Pegada al palacio, y propiedad también del Sr. Marqués, se encontraba la Posada de los Reyes, de la que hay constancia ya en el siglo XVIII, compuesta de cinco plantas sobre rasante y desvanes, establecimiento que era el primero de sus características que podrían ver los viajeros que llegaban a Zaragoza por el puente de Piedra.
La mencionada Casa de Infantes aparece unida a la torre baja de la ribera, que hoy conocemos como la de Santa Leonor, por un pasadizo sobre el portón de salida del callejón del Retiro Bajo del Pilar, propiedad del Cabildo, hoy convertido en la calle del Milagro de Calanda.

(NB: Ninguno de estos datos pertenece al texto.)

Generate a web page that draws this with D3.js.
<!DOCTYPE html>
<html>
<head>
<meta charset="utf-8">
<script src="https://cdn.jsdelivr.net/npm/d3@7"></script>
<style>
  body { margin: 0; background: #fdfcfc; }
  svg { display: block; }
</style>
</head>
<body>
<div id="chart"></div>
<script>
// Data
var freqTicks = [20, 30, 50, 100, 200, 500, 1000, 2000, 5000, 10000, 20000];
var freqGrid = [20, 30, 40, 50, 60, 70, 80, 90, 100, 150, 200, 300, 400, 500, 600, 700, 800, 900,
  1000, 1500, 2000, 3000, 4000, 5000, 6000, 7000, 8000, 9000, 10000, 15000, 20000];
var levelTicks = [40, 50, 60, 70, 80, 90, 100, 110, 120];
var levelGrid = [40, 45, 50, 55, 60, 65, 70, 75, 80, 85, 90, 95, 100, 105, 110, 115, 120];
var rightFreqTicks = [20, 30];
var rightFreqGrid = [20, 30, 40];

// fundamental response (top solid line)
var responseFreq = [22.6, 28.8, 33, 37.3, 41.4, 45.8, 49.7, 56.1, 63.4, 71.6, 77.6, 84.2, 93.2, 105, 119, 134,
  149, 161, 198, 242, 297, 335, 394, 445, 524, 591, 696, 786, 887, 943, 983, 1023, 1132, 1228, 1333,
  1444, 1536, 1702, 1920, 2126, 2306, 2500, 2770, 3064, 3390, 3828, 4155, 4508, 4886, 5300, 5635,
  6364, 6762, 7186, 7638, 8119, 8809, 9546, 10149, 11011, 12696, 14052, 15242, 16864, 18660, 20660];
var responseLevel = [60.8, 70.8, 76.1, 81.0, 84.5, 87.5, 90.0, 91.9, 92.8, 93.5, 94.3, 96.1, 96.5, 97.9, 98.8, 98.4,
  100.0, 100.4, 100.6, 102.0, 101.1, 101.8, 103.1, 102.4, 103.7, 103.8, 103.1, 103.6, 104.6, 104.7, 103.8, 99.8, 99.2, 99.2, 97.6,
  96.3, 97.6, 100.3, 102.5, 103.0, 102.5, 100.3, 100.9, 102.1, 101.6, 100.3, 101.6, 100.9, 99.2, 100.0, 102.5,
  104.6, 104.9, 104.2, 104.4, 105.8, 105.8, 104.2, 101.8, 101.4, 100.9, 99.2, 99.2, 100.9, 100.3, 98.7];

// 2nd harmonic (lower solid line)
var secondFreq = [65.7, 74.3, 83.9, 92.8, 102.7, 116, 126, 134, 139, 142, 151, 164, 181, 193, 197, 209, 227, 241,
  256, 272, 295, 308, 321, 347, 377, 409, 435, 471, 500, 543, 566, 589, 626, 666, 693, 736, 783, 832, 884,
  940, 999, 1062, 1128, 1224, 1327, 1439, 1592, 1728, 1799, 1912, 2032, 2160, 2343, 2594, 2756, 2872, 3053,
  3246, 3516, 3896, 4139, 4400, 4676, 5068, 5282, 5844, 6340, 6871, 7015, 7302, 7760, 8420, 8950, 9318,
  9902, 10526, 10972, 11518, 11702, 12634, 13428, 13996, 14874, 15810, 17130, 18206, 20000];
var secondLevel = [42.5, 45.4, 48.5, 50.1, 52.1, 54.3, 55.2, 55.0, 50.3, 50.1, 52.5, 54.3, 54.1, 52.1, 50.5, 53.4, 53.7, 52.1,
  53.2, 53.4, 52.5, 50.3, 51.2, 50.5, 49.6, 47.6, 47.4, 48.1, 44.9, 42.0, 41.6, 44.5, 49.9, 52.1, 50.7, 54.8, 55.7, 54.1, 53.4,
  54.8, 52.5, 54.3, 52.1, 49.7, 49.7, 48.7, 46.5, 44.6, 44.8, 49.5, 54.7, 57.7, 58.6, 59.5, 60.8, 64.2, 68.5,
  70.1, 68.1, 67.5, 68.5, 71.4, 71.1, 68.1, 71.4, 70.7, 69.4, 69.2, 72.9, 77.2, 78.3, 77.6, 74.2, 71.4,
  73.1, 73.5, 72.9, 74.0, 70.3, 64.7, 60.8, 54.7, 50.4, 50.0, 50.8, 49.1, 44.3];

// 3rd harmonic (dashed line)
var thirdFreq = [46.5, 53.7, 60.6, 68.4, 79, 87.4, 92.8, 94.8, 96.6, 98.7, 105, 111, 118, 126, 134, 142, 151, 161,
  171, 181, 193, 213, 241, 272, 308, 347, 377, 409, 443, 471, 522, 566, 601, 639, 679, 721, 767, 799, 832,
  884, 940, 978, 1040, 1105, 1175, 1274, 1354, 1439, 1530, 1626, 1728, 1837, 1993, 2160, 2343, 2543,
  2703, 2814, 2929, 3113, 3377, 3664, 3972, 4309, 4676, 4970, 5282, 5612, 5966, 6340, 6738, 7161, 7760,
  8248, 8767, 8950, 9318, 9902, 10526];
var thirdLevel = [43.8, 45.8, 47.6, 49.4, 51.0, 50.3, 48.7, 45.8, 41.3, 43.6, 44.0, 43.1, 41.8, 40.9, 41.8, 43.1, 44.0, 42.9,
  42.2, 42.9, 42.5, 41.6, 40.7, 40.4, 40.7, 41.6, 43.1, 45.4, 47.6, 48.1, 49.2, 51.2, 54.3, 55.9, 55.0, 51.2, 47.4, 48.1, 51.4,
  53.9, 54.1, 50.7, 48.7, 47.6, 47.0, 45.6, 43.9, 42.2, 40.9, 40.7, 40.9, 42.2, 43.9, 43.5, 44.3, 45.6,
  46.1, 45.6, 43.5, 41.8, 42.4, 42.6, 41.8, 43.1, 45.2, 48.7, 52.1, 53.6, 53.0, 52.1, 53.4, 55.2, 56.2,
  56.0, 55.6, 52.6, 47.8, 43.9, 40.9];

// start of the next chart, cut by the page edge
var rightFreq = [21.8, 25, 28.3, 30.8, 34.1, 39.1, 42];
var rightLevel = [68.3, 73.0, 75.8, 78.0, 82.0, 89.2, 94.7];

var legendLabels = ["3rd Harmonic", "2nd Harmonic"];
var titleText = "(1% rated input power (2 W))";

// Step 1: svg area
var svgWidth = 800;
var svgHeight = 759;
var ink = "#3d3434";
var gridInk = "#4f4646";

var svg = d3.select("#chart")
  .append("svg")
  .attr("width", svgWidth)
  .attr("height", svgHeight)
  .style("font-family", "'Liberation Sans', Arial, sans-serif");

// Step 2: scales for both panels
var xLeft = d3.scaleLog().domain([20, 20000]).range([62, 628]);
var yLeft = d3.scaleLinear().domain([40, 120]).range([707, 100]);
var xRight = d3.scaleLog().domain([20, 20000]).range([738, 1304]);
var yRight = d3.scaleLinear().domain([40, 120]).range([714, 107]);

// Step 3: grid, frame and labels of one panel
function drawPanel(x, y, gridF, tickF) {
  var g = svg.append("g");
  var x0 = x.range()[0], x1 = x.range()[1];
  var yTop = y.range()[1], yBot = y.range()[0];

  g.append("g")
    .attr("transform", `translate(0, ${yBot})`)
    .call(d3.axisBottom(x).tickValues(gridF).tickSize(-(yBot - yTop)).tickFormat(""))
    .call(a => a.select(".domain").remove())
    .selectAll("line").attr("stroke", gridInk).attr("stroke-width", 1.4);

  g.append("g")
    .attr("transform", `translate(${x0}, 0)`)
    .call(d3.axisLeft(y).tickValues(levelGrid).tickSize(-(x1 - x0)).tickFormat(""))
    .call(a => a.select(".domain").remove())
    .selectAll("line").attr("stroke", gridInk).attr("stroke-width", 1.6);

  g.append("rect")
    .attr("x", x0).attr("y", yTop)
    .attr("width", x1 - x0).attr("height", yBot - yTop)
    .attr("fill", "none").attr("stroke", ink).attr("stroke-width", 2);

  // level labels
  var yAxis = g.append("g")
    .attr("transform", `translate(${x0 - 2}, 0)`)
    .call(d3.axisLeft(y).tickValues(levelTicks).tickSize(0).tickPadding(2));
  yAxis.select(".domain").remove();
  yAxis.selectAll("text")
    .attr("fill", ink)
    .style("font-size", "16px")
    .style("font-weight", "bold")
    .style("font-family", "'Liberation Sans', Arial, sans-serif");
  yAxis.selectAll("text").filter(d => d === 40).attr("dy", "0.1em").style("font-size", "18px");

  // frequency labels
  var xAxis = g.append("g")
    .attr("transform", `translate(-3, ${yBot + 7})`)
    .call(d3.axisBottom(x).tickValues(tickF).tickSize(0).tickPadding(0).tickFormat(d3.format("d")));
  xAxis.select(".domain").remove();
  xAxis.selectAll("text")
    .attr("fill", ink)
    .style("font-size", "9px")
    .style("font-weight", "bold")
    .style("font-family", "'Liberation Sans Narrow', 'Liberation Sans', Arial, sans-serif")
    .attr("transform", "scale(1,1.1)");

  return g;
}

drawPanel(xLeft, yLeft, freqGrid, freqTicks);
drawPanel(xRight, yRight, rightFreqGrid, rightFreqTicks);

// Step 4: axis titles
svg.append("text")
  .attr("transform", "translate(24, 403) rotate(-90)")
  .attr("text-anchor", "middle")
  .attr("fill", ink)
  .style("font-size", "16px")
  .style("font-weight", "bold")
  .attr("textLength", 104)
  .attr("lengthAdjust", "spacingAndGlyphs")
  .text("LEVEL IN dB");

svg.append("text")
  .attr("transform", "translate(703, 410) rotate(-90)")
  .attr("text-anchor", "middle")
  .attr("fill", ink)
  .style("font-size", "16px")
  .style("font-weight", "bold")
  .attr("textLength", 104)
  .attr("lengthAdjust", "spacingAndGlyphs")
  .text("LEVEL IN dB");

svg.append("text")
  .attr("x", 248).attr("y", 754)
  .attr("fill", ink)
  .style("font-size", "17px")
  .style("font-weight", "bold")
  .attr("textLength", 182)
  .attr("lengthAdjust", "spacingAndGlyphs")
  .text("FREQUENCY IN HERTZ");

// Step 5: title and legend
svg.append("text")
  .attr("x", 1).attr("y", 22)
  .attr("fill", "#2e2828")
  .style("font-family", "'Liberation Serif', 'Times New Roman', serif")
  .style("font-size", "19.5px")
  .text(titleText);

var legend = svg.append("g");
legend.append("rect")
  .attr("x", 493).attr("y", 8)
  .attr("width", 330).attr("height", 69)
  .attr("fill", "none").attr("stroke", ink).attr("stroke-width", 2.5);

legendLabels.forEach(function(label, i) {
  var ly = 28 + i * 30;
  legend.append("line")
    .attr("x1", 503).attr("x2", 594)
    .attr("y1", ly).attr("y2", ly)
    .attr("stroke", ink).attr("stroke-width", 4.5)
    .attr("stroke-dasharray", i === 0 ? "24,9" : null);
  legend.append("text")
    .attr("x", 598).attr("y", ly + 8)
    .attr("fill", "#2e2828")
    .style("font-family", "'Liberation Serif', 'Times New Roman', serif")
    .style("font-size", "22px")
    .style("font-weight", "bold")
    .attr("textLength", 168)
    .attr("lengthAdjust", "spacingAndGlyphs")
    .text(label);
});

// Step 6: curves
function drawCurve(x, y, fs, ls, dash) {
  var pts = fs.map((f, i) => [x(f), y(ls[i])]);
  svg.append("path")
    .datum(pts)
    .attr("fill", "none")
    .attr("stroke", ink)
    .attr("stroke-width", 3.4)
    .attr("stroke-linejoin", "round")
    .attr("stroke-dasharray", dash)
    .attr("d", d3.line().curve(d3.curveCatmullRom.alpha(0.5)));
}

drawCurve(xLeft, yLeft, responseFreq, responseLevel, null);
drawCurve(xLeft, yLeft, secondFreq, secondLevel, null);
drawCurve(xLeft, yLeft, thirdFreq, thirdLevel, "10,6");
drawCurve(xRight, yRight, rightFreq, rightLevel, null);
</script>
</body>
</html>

Y por partida doble, gracias al reflejo en el agua, la fachada trasera de la catedral del Pilar, que 130 años después luce sin apenas cambios, solamente alguna ventana se ha tapiado, y que nos permite imaginar cómo era también la delantera recayente en la plaza, antes de su profunda reforma de mediados del siglo XX. Cercano a la puerta baja de la ribera, el albollón por el que se vertían al río aguas de desecho y que se abre en el terraplén que salvaba el desnivel entre el paseo y el río.
De soslayo y de manera casi fantasmal, a la derecha de la imagen, aparece la cúpula de San Juan de los Panetes, templo maltratado hasta la extenuación, y que a pesar de incendios, asaltos e incluso atentados terroristas de por medio, sobrevive tras una última reforma, con su torre inclinada incluida.